While Special Olympics athletes are formally described as having intellectual disabilities, most also have an abundance of gifts, such as an effervescent, contagious enthusiasm and a sincere concern for their teammates and others.
The 45-year-old Pacheco, who lives Santa Monica, is bit of a renaissance woman.
She sings in a band for LA Goal, an organization that focuses on independent living.
Her husband Robert, also a Special Olympics competitor who was in the 1999 World Games in North Carolina, plays the drums.
They met through the program and have been married for 16 years.
Helen has artistic talent, with her painting chosen for the cover of a book, "Disabled Fables," which she pointed out is available in bookstores.
She portrayed Dorothy in an LA Goal production of "Wizard of Oz" and spends long hours at the pool, practicing her events and coaching younger swimmers.

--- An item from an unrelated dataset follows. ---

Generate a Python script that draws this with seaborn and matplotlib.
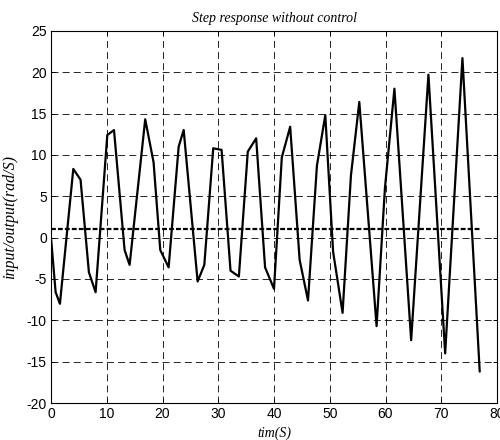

And she works, as a senior clerk for UCLA.
"It's good to keep busy," she said.
Bill Fields, assistant vice president for sport with Special Olympics Southern California, called Helen a "phenomenal individual," and noted that the program even enabled her to meet her future husband.
"She said all that has changed her life," Fields said.
"Through this organization, things like that materialize. We know the negativity that's out there in sports, but this is strictly a win-win, positive situation all the way around."
"This is pure amateur athletic sports."
The personable, gregarious Griggs gushed about the effect the program has had on him.
"It helped me change my life, got me going to where I want to set goals and work hard, to respect others. I've even gotten a sportsmanship award," said Griggs, who works in dining services at the University of Nebraska, and likes to bowl, compete in track and field, and play basketball and softball."
"I go out and make speeches, too," he said of his Special Olympics activities. "And I like to do a lot of stuff to help my friends out, teach my friends sportsmanship. You want to win, but you work hard and, hey, if you lose, be happy with what you did. That's what teamwork is."
Griggs, who said his best bench press is 310 pounds, has one particular goal.
"I want to meet Arnold Schwarzenegger. I hope he hears about it," Griggs said of the former champion body builder who is California's governor.
There's a Special Olympics tie there: the organization was founded by Eunice Kennedy Shriver in 1968. Her son Timothy P. Shriver is chairman of the organization, and her daughter, Maria, is married to Schwarzenegger.
"Hey, you want to arm wrestle, Arnold?" Griggs said with a chuckle.